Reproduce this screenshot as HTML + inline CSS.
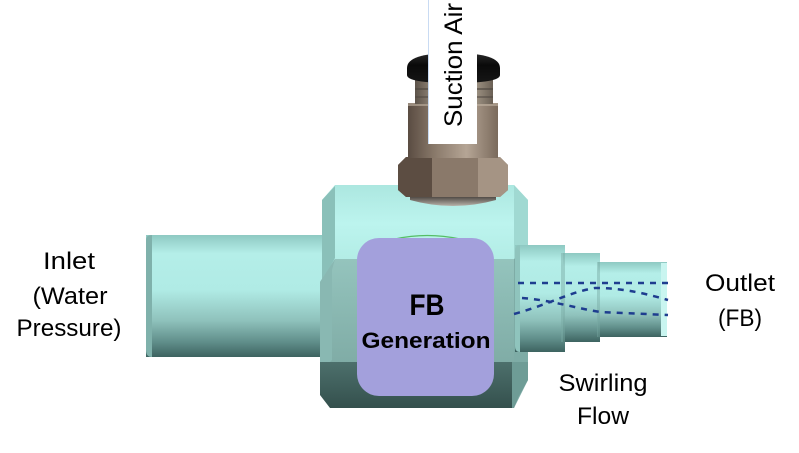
<!DOCTYPE html>
<html><head><meta charset="utf-8"><style>
html,body{margin:0;padding:0;background:#fff;}
svg{display:block;}
text{font-family:"Liberation Sans",Arial,sans-serif;}
</style></head><body>
<svg width="799" height="453" viewBox="0 0 799 453" xmlns="http://www.w3.org/2000/svg">
<defs>
<linearGradient id="pipeV" x1="0" y1="0" x2="0" y2="1">
<stop offset="0" stop-color="#8ec9c2"/>
<stop offset="0.15" stop-color="#b4eee8"/>
<stop offset="0.45" stop-color="#b0ebe5"/>
<stop offset="0.7" stop-color="#8fc2bc"/>
<stop offset="0.88" stop-color="#5f8d89"/>
<stop offset="1" stop-color="#3d6360"/>
</linearGradient>
<linearGradient id="topBlock" x1="0" y1="0" x2="0" y2="1">
<stop offset="0" stop-color="#ace7e0"/>
<stop offset="0.5" stop-color="#bcf4ee"/>
<stop offset="1" stop-color="#b2ece5"/>
</linearGradient>
<linearGradient id="hexFace" x1="0" y1="0" x2="0" y2="1">
<stop offset="0" stop-color="#94c4bd"/>
<stop offset="1" stop-color="#7eaaa4"/>
</linearGradient>
<linearGradient id="bottomFace" x1="0" y1="0" x2="0" y2="1">
<stop offset="0" stop-color="#4d706c"/>
<stop offset="1" stop-color="#34504d"/>
</linearGradient>
<linearGradient id="brownH" x1="0" y1="0" x2="1" y2="0">
<stop offset="0" stop-color="#5a4c42"/>
<stop offset="0.3" stop-color="#8a7a6b"/>
<stop offset="0.65" stop-color="#b5a595"/>
<stop offset="1" stop-color="#7a6a5c"/>
</linearGradient>
<linearGradient id="neckH" x1="0" y1="0" x2="1" y2="0">
<stop offset="0" stop-color="#5c534a"/>
<stop offset="0.3" stop-color="#a39686"/>
<stop offset="0.7" stop-color="#b0a493"/>
<stop offset="1" stop-color="#6a6055"/>
</linearGradient>
<linearGradient id="capG" x1="0" y1="0" x2="0" y2="1">
<stop offset="0" stop-color="#2a2a2a"/>
<stop offset="0.4" stop-color="#0a0a0a"/>
<stop offset="1" stop-color="#161616"/>
</linearGradient>
<linearGradient id="washer" x1="0" y1="0" x2="0" y2="1">
<stop offset="0" stop-color="#3b3530"/>
<stop offset="1" stop-color="#b8b2aa"/>
</linearGradient>
</defs>

<!-- Left inlet pipe -->
<rect x="146" y="235" width="190" height="122" fill="url(#pipeV)"/>
<path d="M146,240 Q146,235 152,235 L152,357 Q146,357 146,350 Z" fill="#7fb1ab"/>

<!-- Main body -->
<path d="M322,200 L335,185 L514,185 L528,200 L528,262 L322,262 Z" fill="url(#topBlock)"/>
<path d="M322,200 L335,186 L335,258 L322,282 Z" fill="#8ac0b9"/>
<path d="M514,185 L528,200 L528,262 L514,262 Z" fill="#a0d9d2"/>
<!-- hex face -->
<path d="M335,259 L514,259 L528,285 L528,372 L320,372 L320,282 Z" fill="url(#hexFace)"/>
<path d="M335,259 L320,282 L320,372 L332,360 L332,270 Z" fill="#89b8b2"/>
<!-- right facet -->
<path d="M514,259 L528,250 L528,380 L514,408 Z" fill="#7eaca6"/>
<path d="M500,372 L528,372 L514,408 L500,408 Z" fill="#6c9893"/>
<!-- bottom -->
<path d="M320,362 L514,362 L512,408 L330,408 L320,395 Z" fill="url(#bottomFace)"/>
<path d="M512,362 L528,362 L528,380 L512,408 Z" fill="#6e9c96"/>

<!-- Right outlet pipe -->
<rect x="515" y="245" width="50" height="107" fill="url(#pipeV)"/>
<path d="M515,250 Q515,245 520,245 L520,352 Q515,352 515,346 Z" fill="#8fc4bd"/>
<rect x="563" y="253" width="37" height="89" fill="url(#pipeV)"/>
<path d="M561,253 L565,253 L565,342 L561,342 Z" fill="#78a8a2" opacity="0.45"/>
<rect x="598" y="262" width="69" height="75" fill="url(#pipeV)"/>
<path d="M597,262 L600,262 L600,337 L597,337 Z" fill="#78a8a2" opacity="0.45"/>
<rect x="661" y="263" width="6" height="73" fill="#c9f5f0"/>
<!-- dashed swirl lines -->
<g fill="none" stroke="#1e3d8f" stroke-width="2.5" stroke-dasharray="6,6">
<path d="M518,283 L668,283"/>
<path d="M514,314 C550,304 570,292 595,288 C620,288 640,292 668,300"/>
<path d="M522,298 C550,300 575,308 600,312 L668,315"/>
</g>

<!-- Fitting washer -->
<path d="M410,195 L496,195 L496,200 Q453,212 410,200 Z" fill="url(#washer)"/>
<!-- Nut -->
<path d="M398,165 L406,157 L500,157 L508,165 L508,190 L500,197 L406,197 L398,190 Z" fill="#8d7d6d"/>
<path d="M398,165 L406,157 L432,157 L432,197 L406,197 L398,190 Z" fill="#5c4d42"/>
<path d="M478,157 L500,157 L508,165 L508,190 L500,197 L478,197 Z" fill="#a59484"/>
<rect x="432" y="157" width="46" height="40" fill="#8a796a"/>
<!-- Cylinder body -->
<rect x="408" y="103" width="90" height="55" fill="url(#brownH)"/>
<rect x="408" y="103" width="90" height="3" fill="#c2b4a4" opacity="0.6"/>
<!-- Neck -->
<rect x="415" y="80" width="78" height="24" fill="url(#neckH)"/>
<rect x="415" y="88" width="78" height="2" fill="#4d463f" opacity="0.6"/>
<rect x="415" y="96" width="78" height="2" fill="#4d463f" opacity="0.5"/>
<!-- Black cap -->
<path d="M407,68 Q407,53 453,53 Q500,53 500,68 L500,75 Q500,83 453,83 Q407,83 407,75 Z" fill="url(#capG)"/>

<!-- Suction Air label box -->
<rect x="428" y="0" width="49" height="144" fill="#ffffff"/>
<rect x="428" y="0" width="1" height="144" fill="#c9dbf3"/>
<text transform="translate(462,127) rotate(-90)" font-size="25" textLength="124" lengthAdjust="spacingAndGlyphs" fill="#000">Suction Air</text>

<!-- FB Generation box -->
<path d="M395,239 Q427,232 460,239" fill="none" stroke="#3cb043" stroke-width="1.2" opacity="0.8"/>
<rect x="357" y="238" width="137" height="158" rx="22" ry="22" fill="#a3a0dc"/>
<text x="427" y="315" font-size="30" font-weight="bold" text-anchor="middle" textLength="35" lengthAdjust="spacingAndGlyphs" fill="#000">FB</text>
<text x="426" y="348" font-size="22" font-weight="bold" text-anchor="middle" textLength="129" lengthAdjust="spacingAndGlyphs" fill="#000">Generation</text>

<!-- Labels -->
<g font-size="24" fill="#000" text-anchor="middle">
<text x="69" y="269" textLength="52" lengthAdjust="spacingAndGlyphs">Inlet</text>
<text x="70" y="304" textLength="75" lengthAdjust="spacingAndGlyphs">(Water</text>
<text x="69" y="336" textLength="105" lengthAdjust="spacingAndGlyphs">Pressure)</text>
<text x="740" y="291" textLength="70" lengthAdjust="spacingAndGlyphs">Outlet</text>
<text x="740" y="326" textLength="44" lengthAdjust="spacingAndGlyphs">(FB)</text>
<text x="603" y="391" textLength="89" lengthAdjust="spacingAndGlyphs">Swirling</text>
<text x="603" y="424" textLength="52" lengthAdjust="spacingAndGlyphs">Flow</text>
</g>
</svg>
</body></html>
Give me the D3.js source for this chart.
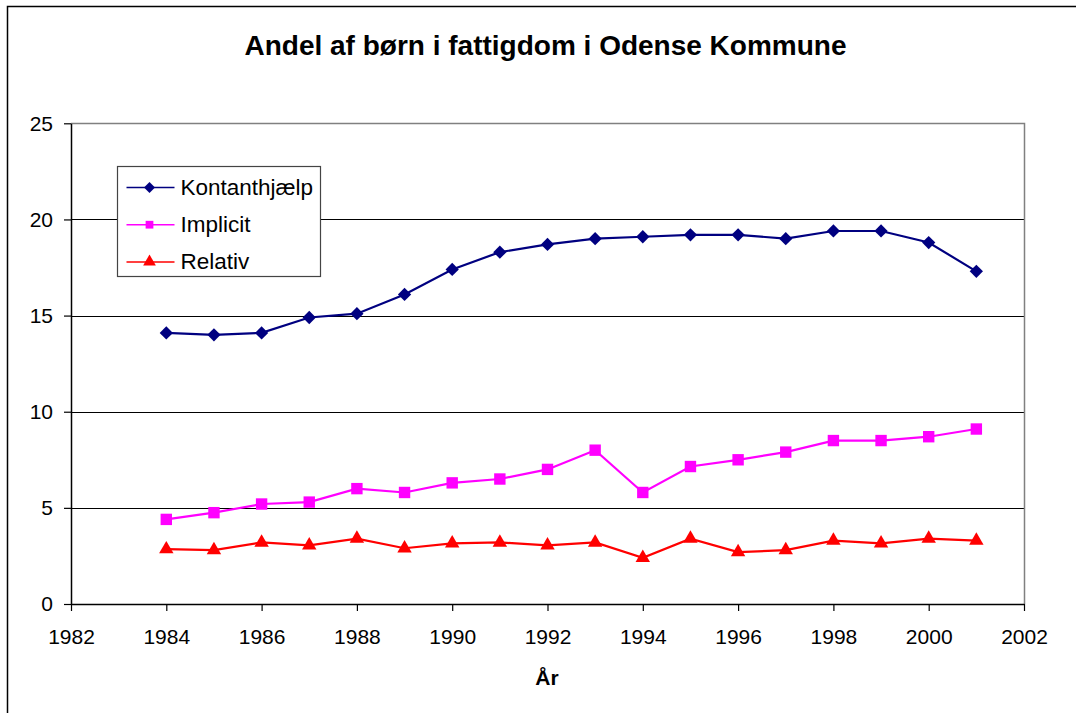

━━━━━━━━━━━━━━━━

Return the listing above in full and without alteration, excluding its pictures.

Response to this exercise
Reproduce this screenshot as HTML + inline CSS.
<!DOCTYPE html>
<html><head><meta charset="utf-8"><style>
html,body{margin:0;padding:0;background:#fff;}
svg{display:block;}
text{font-family:"Liberation Sans",Arial,sans-serif;}
</style></head><body>
<svg width="799" height="453" viewBox="0 0 799 453" xmlns="http://www.w3.org/2000/svg">
<defs>
<linearGradient id="pipeV" x1="0" y1="0" x2="0" y2="1">
<stop offset="0" stop-color="#8ec9c2"/>
<stop offset="0.15" stop-color="#b4eee8"/>
<stop offset="0.45" stop-color="#b0ebe5"/>
<stop offset="0.7" stop-color="#8fc2bc"/>
<stop offset="0.88" stop-color="#5f8d89"/>
<stop offset="1" stop-color="#3d6360"/>
</linearGradient>
<linearGradient id="topBlock" x1="0" y1="0" x2="0" y2="1">
<stop offset="0" stop-color="#ace7e0"/>
<stop offset="0.5" stop-color="#bcf4ee"/>
<stop offset="1" stop-color="#b2ece5"/>
</linearGradient>
<linearGradient id="hexFace" x1="0" y1="0" x2="0" y2="1">
<stop offset="0" stop-color="#94c4bd"/>
<stop offset="1" stop-color="#7eaaa4"/>
</linearGradient>
<linearGradient id="bottomFace" x1="0" y1="0" x2="0" y2="1">
<stop offset="0" stop-color="#4d706c"/>
<stop offset="1" stop-color="#34504d"/>
</linearGradient>
<linearGradient id="brownH" x1="0" y1="0" x2="1" y2="0">
<stop offset="0" stop-color="#5a4c42"/>
<stop offset="0.3" stop-color="#8a7a6b"/>
<stop offset="0.65" stop-color="#b5a595"/>
<stop offset="1" stop-color="#7a6a5c"/>
</linearGradient>
<linearGradient id="neckH" x1="0" y1="0" x2="1" y2="0">
<stop offset="0" stop-color="#5c534a"/>
<stop offset="0.3" stop-color="#a39686"/>
<stop offset="0.7" stop-color="#b0a493"/>
<stop offset="1" stop-color="#6a6055"/>
</linearGradient>
<linearGradient id="capG" x1="0" y1="0" x2="0" y2="1">
<stop offset="0" stop-color="#2a2a2a"/>
<stop offset="0.4" stop-color="#0a0a0a"/>
<stop offset="1" stop-color="#161616"/>
</linearGradient>
<linearGradient id="washer" x1="0" y1="0" x2="0" y2="1">
<stop offset="0" stop-color="#3b3530"/>
<stop offset="1" stop-color="#b8b2aa"/>
</linearGradient>
</defs>

<!-- Left inlet pipe -->
<rect x="146" y="235" width="190" height="122" fill="url(#pipeV)"/>
<path d="M146,240 Q146,235 152,235 L152,357 Q146,357 146,350 Z" fill="#7fb1ab"/>

<!-- Main body -->
<path d="M322,200 L335,185 L514,185 L528,200 L528,262 L322,262 Z" fill="url(#topBlock)"/>
<path d="M322,200 L335,186 L335,258 L322,282 Z" fill="#8ac0b9"/>
<path d="M514,185 L528,200 L528,262 L514,262 Z" fill="#a0d9d2"/>
<!-- hex face -->
<path d="M335,259 L514,259 L528,285 L528,372 L320,372 L320,282 Z" fill="url(#hexFace)"/>
<path d="M335,259 L320,282 L320,372 L332,360 L332,270 Z" fill="#89b8b2"/>
<!-- right facet -->
<path d="M514,259 L528,250 L528,380 L514,408 Z" fill="#7eaca6"/>
<path d="M500,372 L528,372 L514,408 L500,408 Z" fill="#6c9893"/>
<!-- bottom -->
<path d="M320,362 L514,362 L512,408 L330,408 L320,395 Z" fill="url(#bottomFace)"/>
<path d="M512,362 L528,362 L528,380 L512,408 Z" fill="#6e9c96"/>

<!-- Right outlet pipe -->
<rect x="515" y="245" width="50" height="107" fill="url(#pipeV)"/>
<path d="M515,250 Q515,245 520,245 L520,352 Q515,352 515,346 Z" fill="#8fc4bd"/>
<rect x="563" y="253" width="37" height="89" fill="url(#pipeV)"/>
<path d="M561,253 L565,253 L565,342 L561,342 Z" fill="#78a8a2" opacity="0.45"/>
<rect x="598" y="262" width="69" height="75" fill="url(#pipeV)"/>
<path d="M597,262 L600,262 L600,337 L597,337 Z" fill="#78a8a2" opacity="0.45"/>
<rect x="661" y="263" width="6" height="73" fill="#c9f5f0"/>
<!-- dashed swirl lines -->
<g fill="none" stroke="#1e3d8f" stroke-width="2.5" stroke-dasharray="6,6">
<path d="M518,283 L668,283"/>
<path d="M514,314 C550,304 570,292 595,288 C620,288 640,292 668,300"/>
<path d="M522,298 C550,300 575,308 600,312 L668,315"/>
</g>

<!-- Fitting washer -->
<path d="M410,195 L496,195 L496,200 Q453,212 410,200 Z" fill="url(#washer)"/>
<!-- Nut -->
<path d="M398,165 L406,157 L500,157 L508,165 L508,190 L500,197 L406,197 L398,190 Z" fill="#8d7d6d"/>
<path d="M398,165 L406,157 L432,157 L432,197 L406,197 L398,190 Z" fill="#5c4d42"/>
<path d="M478,157 L500,157 L508,165 L508,190 L500,197 L478,197 Z" fill="#a59484"/>
<rect x="432" y="157" width="46" height="40" fill="#8a796a"/>
<!-- Cylinder body -->
<rect x="408" y="103" width="90" height="55" fill="url(#brownH)"/>
<rect x="408" y="103" width="90" height="3" fill="#c2b4a4" opacity="0.6"/>
<!-- Neck -->
<rect x="415" y="80" width="78" height="24" fill="url(#neckH)"/>
<rect x="415" y="88" width="78" height="2" fill="#4d463f" opacity="0.6"/>
<rect x="415" y="96" width="78" height="2" fill="#4d463f" opacity="0.5"/>
<!-- Black cap -->
<path d="M407,68 Q407,53 453,53 Q500,53 500,68 L500,75 Q500,83 453,83 Q407,83 407,75 Z" fill="url(#capG)"/>

<!-- Suction Air label box -->
<rect x="428" y="0" width="49" height="144" fill="#ffffff"/>
<rect x="428" y="0" width="1" height="144" fill="#c9dbf3"/>
<text transform="translate(462,127) rotate(-90)" font-size="25" textLength="124" lengthAdjust="spacingAndGlyphs" fill="#000">Suction Air</text>

<!-- FB Generation box -->
<path d="M395,239 Q427,232 460,239" fill="none" stroke="#3cb043" stroke-width="1.2" opacity="0.8"/>
<rect x="357" y="238" width="137" height="158" rx="22" ry="22" fill="#a3a0dc"/>
<text x="427" y="315" font-size="30" font-weight="bold" text-anchor="middle" textLength="35" lengthAdjust="spacingAndGlyphs" fill="#000">FB</text>
<text x="426" y="348" font-size="22" font-weight="bold" text-anchor="middle" textLength="129" lengthAdjust="spacingAndGlyphs" fill="#000">Generation</text>

<!-- Labels -->
<g font-size="24" fill="#000" text-anchor="middle">
<text x="69" y="269" textLength="52" lengthAdjust="spacingAndGlyphs">Inlet</text>
<text x="70" y="304" textLength="75" lengthAdjust="spacingAndGlyphs">(Water</text>
<text x="69" y="336" textLength="105" lengthAdjust="spacingAndGlyphs">Pressure)</text>
<text x="740" y="291" textLength="70" lengthAdjust="spacingAndGlyphs">Outlet</text>
<text x="740" y="326" textLength="44" lengthAdjust="spacingAndGlyphs">(FB)</text>
<text x="603" y="391" textLength="89" lengthAdjust="spacingAndGlyphs">Swirling</text>
<text x="603" y="424" textLength="52" lengthAdjust="spacingAndGlyphs">Flow</text>
</g>
</svg>
</body></html>
Give me the D3.js source for this chart.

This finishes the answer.